Money gardening has swept the field, and winning Chelsea gardens have tended to look like burnished cars — every detail in place, every corner buffed, that just-out-of-the-showroom look. Perfect paving, a modernist pavilion somewhere towards the back, all with a price tag to match.

Top Chelsea gardens cost about the same as supercars. It is said that there is not much change out of £400,000 from the most expensive this year (The Daily Telegraph Garden).

It hasn't always been like that. Peter Pashley of the Birmingham Evening Post was at his 42nd Chelsea yesterday, feeling nostalgic for the time (the mid-Sixties, he thought) when “Beth Chatto made low hills and small rises, when it was all about the plants.” Nowadays that sounds like the sort of place Andy Pandy would have played in. It might as well be the Bronze Age.

But the credit crunch has struck. The show this year feels like a balloon left over from the party the night before last. The air has leaked out; the great Grand Fiesta of the gardening year is not quite all it should be.

There have been withdrawals, including Notcutts, always one of the mainstays. Late last autumn, sponsors abandoned gardens they had already committed to, leaving growers without the second instalment of their fees and a mountain of plants on their hands. The result is something that seems a little shrunken. Walk around the stands in the great marquee and you can see anxiety in the eyes of the business people whose shop window this is.

There are two beautiful gardens that remain from the great money days: the Telegraph, designed by the Swede Ulf Nordfjell, in which perfect plants recline against granite slabs.

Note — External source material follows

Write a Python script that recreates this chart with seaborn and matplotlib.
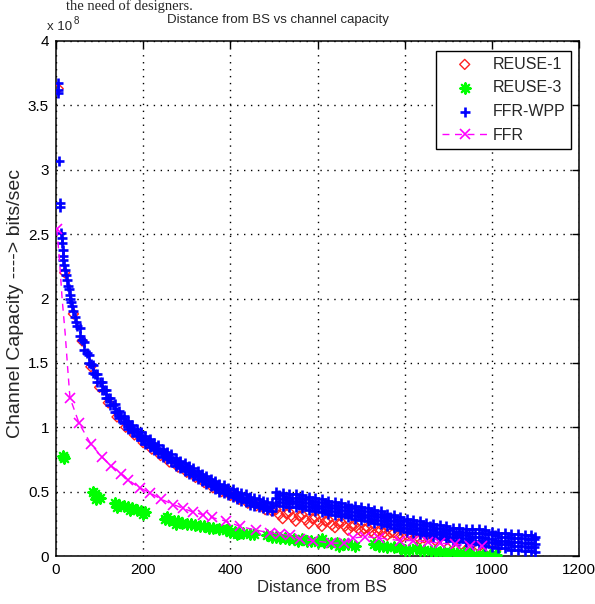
import matplotlib
matplotlib.use("Agg")
import matplotlib.pyplot as plt
from matplotlib.ticker import FuncFormatter
import seaborn as sns

# ---------------- data (capacity in units of 1e8 bits/sec) ----------------
REUSE1_D = [5, 20, 40, 60, 80, 100, 120, 140, 160, 180, 200, 220, 240, 260, 280,
            300, 320, 340, 360, 380, 400, 420, 440, 460, 480, 495,
            505, 512, 520, 528, 535, 543, 550, 558, 565, 573, 580, 588,
            595, 603, 610, 618, 625, 633, 640, 648, 655, 663, 670, 678,
            685, 693, 700, 708, 715, 723, 730, 738, 745, 753, 760, 768,
            775, 785, 795, 805, 815, 825, 835, 845, 855, 870, 890, 910,
            930, 950, 970, 990, 1010]
REUSE1_Y = [3.63, 2.20, 1.88, 1.67, 1.47, 1.31, 1.19, 1.08, 1.00, 0.94, 0.88, 0.83,
            0.78, 0.73, 0.69, 0.65, 0.61, 0.57, 0.53, 0.50, 0.47, 0.44, 0.41, 0.39,
            0.36, 0.35,
            0.36, 0.32, 0.29, 0.33, 0.34, 0.30, 0.27, 0.31, 0.32, 0.28, 0.25, 0.29,
            0.30, 0.26, 0.23, 0.27, 0.28, 0.24, 0.22, 0.25, 0.26, 0.23, 0.20, 0.23,
            0.24, 0.21, 0.19, 0.21, 0.22, 0.19, 0.17, 0.19, 0.20, 0.18, 0.16, 0.18,
            0.18, 0.16, 0.15, 0.16, 0.16, 0.14, 0.13, 0.14, 0.14, 0.12, 0.11, 0.10,
            0.09, 0.08, 0.07, 0.06, 0.05]

REUSE3_D = [16, 19, 85, 90, 95, 100, 92,
            135, 145, 155, 165, 175, 185, 195, 205, 140, 170, 200,
            250, 260, 270, 280, 290, 300, 310, 320, 330, 255, 275,
            340, 350, 360, 375, 390, 400, 410, 420, 430, 445, 455, 395, 415,
            485, 495, 505, 515, 525, 535, 545, 555,
            565, 575, 585, 600, 615, 630, 645, 660, 670, 685, 610, 650,
            730, 740, 750, 760, 775, 790, 800, 810, 825, 835, 845, 860, 870, 880,
            890, 905, 920, 935, 950, 965, 980, 995, 1010]
REUSE3_Y = [0.78, 0.76, 0.50, 0.48, 0.46, 0.45, 0.44,
            0.41, 0.40, 0.39, 0.38, 0.37, 0.36, 0.35, 0.34, 0.38, 0.36, 0.33,
            0.29, 0.28, 0.27, 0.27, 0.26, 0.25, 0.25, 0.24, 0.23, 0.30, 0.25,
            0.23, 0.22, 0.22, 0.21, 0.20, 0.19, 0.19, 0.18, 0.18, 0.17, 0.17, 0.21, 0.17,
            0.16, 0.15, 0.15, 0.14, 0.14, 0.13, 0.13, 0.12,
            0.13, 0.12, 0.12, 0.11, 0.11, 0.10, 0.10, 0.09, 0.09, 0.08, 0.13, 0.08,
            0.09, 0.08, 0.08, 0.07, 0.07, 0.06, 0.05, 0.05, 0.06, 0.05, 0.05, 0.04, 0.04, 0.03,
            0.03, 0.03, 0.02, 0.02, 0.02, 0.01, 0.01, 0.01, 0.01]

# FFR-WPP: isolated points near the BS
WPP_START_D = [4, 4, 5, 6, 9, 10, 12, 13, 14, 15, 16, 17, 19, 21, 23, 25, 27, 29, 31,
               33, 35, 37, 40, 43, 46, 49]
WPP_START_Y = [3.67, 3.62, 3.60, 3.07, 2.74, 2.71, 2.51, 2.47, 2.43, 2.38, 2.33, 2.30,
               2.26, 2.22, 2.18, 2.14, 2.10, 2.07, 2.03, 2.00, 1.97, 1.94, 1.90, 1.86,
               1.82, 1.79]
# FFR-WPP: dense band 55..495 (upper / lower edge, and a middle row)
WPP_NEAR_D = [55, 65, 75, 85, 95, 105, 115, 125, 135, 145, 155, 165, 175, 185, 195,
              205, 215, 225, 235, 245, 255, 265, 275, 285, 295, 305, 315, 325, 335,
              345, 355, 365, 375, 385, 395, 405, 415, 425, 435, 445, 455, 465, 475,
              485, 495]
WPP_NEAR_HI = [1.77, 1.66, 1.56, 1.48, 1.41, 1.35, 1.29, 1.23, 1.18, 1.13, 1.09, 1.05,
               1.02, 0.99, 0.96, 0.93, 0.91, 0.88, 0.86, 0.83, 0.81, 0.79, 0.76, 0.74,
               0.72, 0.70, 0.68, 0.66, 0.64, 0.62, 0.60, 0.58, 0.56, 0.55, 0.53, 0.52,
               0.50, 0.49, 0.48, 0.46, 0.45, 0.44, 0.43, 0.42, 0.41]
WPP_NEAR_LO = [1.71, 1.60, 1.50, 1.42, 1.35, 1.29, 1.23, 1.17, 1.12, 1.07, 1.03, 0.99,
               0.96, 0.93, 0.90, 0.87, 0.85, 0.82, 0.80, 0.77, 0.75, 0.73, 0.70, 0.68,
               0.66, 0.64, 0.62, 0.60, 0.58, 0.56, 0.54, 0.52, 0.50, 0.49, 0.47, 0.46,
               0.44, 0.43, 0.42, 0.40, 0.39, 0.38, 0.37, 0.36, 0.35]
WPP_NEAR_D2 = [60, 70, 80, 90, 100, 110, 120, 130, 140, 150, 160, 170, 180, 190, 200,
               210, 220, 230, 240, 250, 260, 270, 280, 290, 300, 310, 320, 330, 340,
               350, 360, 370, 380, 390, 400, 410, 420, 430, 440, 450, 460, 470, 480, 490]
WPP_NEAR_MID = [1.68, 1.58, 1.49, 1.41, 1.35, 1.29, 1.23, 1.17, 1.12, 1.08, 1.04, 1.00,
                0.97, 0.94, 0.91, 0.89, 0.86, 0.84, 0.81, 0.79, 0.77, 0.74, 0.72, 0.70,
                0.68, 0.66, 0.64, 0.62, 0.60, 0.58, 0.56, 0.54, 0.52, 0.51, 0.49, 0.48,
                0.46, 0.45, 0.44, 0.42, 0.41, 0.40, 0.39, 0.38]
# FFR-WPP: wider band 505..1100 (three rows, plus two staggered rows)
WPP_FAR_D = [505, 520, 535, 550, 565, 580, 595, 610, 625, 640, 655, 670, 685, 700,
             715, 730, 745, 760, 775, 790, 805, 820, 835, 850, 865, 880, 895, 910,
             925, 940, 955, 970, 985, 1000, 1015, 1030, 1045, 1060, 1075, 1090, 1100]
WPP_FAR_HI = [0.50, 0.49, 0.48, 0.48, 0.47, 0.46, 0.45, 0.44, 0.43, 0.42, 0.41, 0.40,
              0.39, 0.38, 0.37, 0.36, 0.35, 0.33, 0.32, 0.30, 0.29, 0.28, 0.27, 0.26,
              0.25, 0.24, 0.23, 0.22, 0.22, 0.21, 0.21, 0.21, 0.20, 0.19, 0.18, 0.18,
              0.17, 0.17, 0.16, 0.16, 0.15]
WPP_FAR_MID = [0.45, 0.44, 0.43, 0.43, 0.42, 0.41, 0.40, 0.39, 0.38, 0.37, 0.36, 0.35,
               0.34, 0.33, 0.32, 0.31, 0.30, 0.28, 0.27, 0.25, 0.24, 0.23, 0.22, 0.21,
               0.20, 0.19, 0.18, 0.17, 0.17, 0.16, 0.15, 0.15, 0.14, 0.13, 0.12, 0.12,
               0.11, 0.11, 0.10, 0.10, 0.09]
WPP_FAR_LO = [0.40, 0.39, 0.38, 0.38, 0.37, 0.36, 0.35, 0.34, 0.33, 0.32, 0.31, 0.30,
              0.29, 0.28, 0.27, 0.26, 0.25, 0.23, 0.22, 0.20, 0.19, 0.18, 0.17, 0.16,
              0.15, 0.14, 0.13, 0.12, 0.12, 0.11, 0.09, 0.09, 0.08, 0.07, 0.06, 0.06,
              0.05, 0.05, 0.04, 0.04, 0.03]
WPP_FAR_D2 = [512, 527, 542, 557, 572, 587, 602, 617, 632, 647, 662, 677, 692, 707,
              722, 737, 752, 767, 782, 797, 812, 827, 842, 857, 872, 887, 902, 917,
              932, 947, 962, 977, 992, 1007, 1022, 1037, 1052, 1067, 1082, 1097]
WPP_FAR_HI2 = [0.47, 0.46, 0.45, 0.45, 0.44, 0.43, 0.42, 0.41, 0.40, 0.39, 0.38, 0.37,
               0.36, 0.35, 0.34, 0.33, 0.31, 0.30, 0.28, 0.27, 0.26, 0.25, 0.24, 0.23,
               0.22, 0.21, 0.20, 0.19, 0.19, 0.18, 0.18, 0.18, 0.17, 0.16, 0.15, 0.15,
               0.14, 0.14, 0.13, 0.13]
WPP_FAR_LO2 = [0.42, 0.41, 0.41, 0.40, 0.39, 0.38, 0.37, 0.36, 0.35, 0.34, 0.33, 0.32,
               0.31, 0.30, 0.29, 0.28, 0.27, 0.25, 0.24, 0.22, 0.21, 0.20, 0.19, 0.18,
               0.17, 0.16, 0.15, 0.15, 0.14, 0.13, 0.12, 0.12, 0.11, 0.10, 0.09, 0.09,
               0.08, 0.08, 0.07, 0.07]

FFR_D = [2, 8, 14, 21, 27, 32, 53, 80, 105, 127, 150, 166, 192, 216, 242, 269, 292,
         315, 338, 357, 391, 422, 460, 491, 514, 537, 560, 590, 632, 660, 682, 710,
         740, 789, 820, 853, 880, 915, 950, 977]
FFR_Y = [2.54, 2.30, 2.00, 1.73, 1.45, 1.23, 1.03, 0.87, 0.77, 0.70, 0.64, 0.59, 0.53,
         0.49, 0.44, 0.40, 0.37, 0.34, 0.32, 0.30, 0.27, 0.23, 0.20, 0.18, 0.17, 0.16,
         0.13, 0.12, 0.10, 0.10, 0.14, 0.15, 0.14, 0.12, 0.12, 0.11, 0.10, 0.09, 0.08,
         0.075]
FFR_MARK = [0] + list(range(5, len(FFR_D)))

X_TICKS = [0, 200, 400, 600, 800, 1000, 1200]
Y_TICKS = [0, 0.5, 1, 1.5, 2, 2.5, 3, 3.5, 4]

TITLE = "Distance from BS vs channel capacity"
XLABEL = "Distance from BS"
YLABEL = "Channel Capacity ----> bits/sec"

FFRWPP_D = (WPP_START_D + WPP_NEAR_D + WPP_NEAR_D + WPP_NEAR_D2
            + WPP_FAR_D + WPP_FAR_D + WPP_FAR_D + WPP_FAR_D2 + WPP_FAR_D2)
FFRWPP_Y = (WPP_START_Y + WPP_NEAR_HI + WPP_NEAR_LO + WPP_NEAR_MID
            + WPP_FAR_HI + WPP_FAR_MID + WPP_FAR_LO + WPP_FAR_HI2 + WPP_FAR_LO2)

# ---------------- figure ----------------
sns.set_style("white")
plt.rcParams["font.family"] = ["Liberation Sans", "DejaVu Sans"]

W, H = 595, 604
fig = plt.figure(figsize=(W / 100, H / 100), dpi=100)
L, R, T, B = 56, 579, 41, 556
ax = fig.add_axes([L / W, 1 - B / H, (R - L) / W, (B - T) / H])

sns.scatterplot(x=REUSE1_D, y=REUSE1_Y, ax=ax, marker="D", s=26,
                facecolor="none", edgecolor="#ff2020", linewidth=1.0,
                label="REUSE-1", zorder=3)
sns.scatterplot(x=REUSE3_D, y=REUSE3_Y, ax=ax, marker=(8, 2, 0), s=55,
                color="#00ff00", linewidth=1.6, label="REUSE-3", zorder=3)
sns.scatterplot(x=FFRWPP_D, y=FFRWPP_Y, ax=ax, marker="+", s=50,
                color="#0000ff", linewidth=1.9, label="FFR-WPP", zorder=4)
sns.lineplot(x=FFR_D, y=FFR_Y, ax=ax, color="#ff00ff", linestyle=(0, (5, 4)),
             linewidth=1.0, marker="x", markersize=7, markeredgewidth=1.2,
             markeredgecolor="#ff00ff", markevery=FFR_MARK, sort=False,
             estimator=None, label="FFR", zorder=5)

ax.set_xlim(0, 1200)
ax.set_ylim(0, 4)
ax.set_xticks(X_TICKS)
ax.set_yticks(Y_TICKS)
ax.yaxis.set_major_formatter(FuncFormatter(lambda v, p: f"{v:g}"))
ax.tick_params(direction="in", top=True, right=True, length=5, width=1.0,
               labelsize=11, colors="black", pad=5)
ax.grid(True, color="black", linestyle=(0, (1, 4)), linewidth=1.0)
ax.set_axisbelow(True)
for sp in ax.spines.values():
    sp.set_visible(True)
    sp.set_color("black")
    sp.set_linewidth(1.1)

ax.set_xlabel(XLABEL, fontsize=12, va="center")
ax.xaxis.set_label_coords((322 - L) / (R - L), (B - 588) / (B - T))
ax.set_ylabel(YLABEL, fontsize=14, va="center")
ax.yaxis.set_label_coords((15.5 - L) / (R - L), (B - 303) / (B - T))

# legend
handles, labels = ax.get_legend_handles_labels()
order = ["REUSE-1", "REUSE-3", "FFR-WPP", "FFR"]
hmap = dict(zip(labels, handles))
leg = ax.legend([hmap[k] for k in order], order, loc="upper right",
                bbox_to_anchor=((571 - L) / (R - L), (B - 51) / (B - T)),
                borderaxespad=0, fontsize=11.5, frameon=True, fancybox=False,
                framealpha=1, edgecolor="black", handlelength=2.9,
                handletextpad=0.3, borderpad=0.35, labelspacing=0.55,
                scatterpoints=1, numpoints=1)
leg.get_frame().set_linewidth(1.0)

fig.text(278 / W, 1 - 20 / H, TITLE, ha="center", va="center", fontsize=9.5)
fig.text(47 / W, 1 - 30 / H, "x 10", ha="left", va="baseline", fontsize=9.5)
fig.text(74 / W, 1 - 24 / H, "8", ha="left", va="baseline", fontsize=7)
fig.text(193 / W, 1 - 10 / H, "the need of designers.", ha="right", va="baseline",
         fontsize=10.5, family=["Liberation Serif", "DejaVu Serif"])

fig.savefig("out.png", dpi=100)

It exudes a miraculous serenity and strength. Nordfjell claims to have been inspired by the great English cottage garden tradition, but if so this is Sissinghurst reconceived by Saab.

Next to it is the Italianate Laurent Perrier garden designed by Luciano Giubbilei. Most of it is clipped box, yew and hornbeam. Tightly corseted beds are filled with a density of tapestry colours that are so sophisticated they look dead.

None of the other gardens comes anywhere near these two, but even they look like dinosaurs, gas-guzzlers in a post-guzzle world. For something truer, better, more innocent, go inside the grand marquee.

There, needless to say, you will find the eccentricities: Bill Turnbull, Vince Cable and two girls dressed as bees, all promoting honey. Alan Titchmarsh in unfamiliar blue pinstripes (jacket lined in lilac satin), sharp creases, and large numbers of BBC people holding ropes to keep us away from him.

But that is not the heart of it, because the marquee holds the stands of the nurserymen — the people who, heroically, over months and years, grow and nurture the plants on which the whole, toppling, expensive, pretentious pyramid of froth rests.

Here you will find a roundabout of giant lilies, each perfect and called things like Muscadet and True Emotion.

Here you will find Three Counties Nurseries from Marshwood in Dorset, with their beautiful aquilegias, none more perfect than the exquisite White Admiral, which looks like a flock of butterflies turned into flowers. Here also are the mysterious adherents of the Carnivorous Plant Society.

Here are Neil and Sue Huntley from Hartside Nursery, near Alston in Cumbria (the highest nursery in England, at 1,050 feet, motto “Plants with Altitude”) with their wonderful tall black Fritillaria camschatcensis Black Form, and the speckly scarlet and white petals of the towering Saxifraga Southside Seedling.

Here are W&S Lockyer, with their auricula theatre, and some of the most beautiful plants I have ever seen: a bronze flower called Lincoln Chestnut, one called Moneymoon — the palest of lemon yellows seen at dawn — and another called Chloe, flecked green and black like oxidized copper.

Outside, there is the ridiculous tat: a willow tree made entirely of copper, a garden made of plasticine, pairs of 10ft wyverns for your gate posts. But in the marquee there is real love and expertise, done for more than money, and a tradition which is long and deep and needs cherishing.

Like the rest of the country, Chelsea has been wandering down the primrose path of “expense and champagne”, as gardener Monty Don said to me, for too long.

“Now there is something unsure about it, unconfident, frozen,” Don said. “Now the bankers and the nonsense has gone, or are going, and the heroic nurserymen, who have been neglected over the years, are starting to be seen again for what they are. But where is the exuberance? The sense of delight?”

Chelsea needs to rediscover what it is, and this year might be a beginning.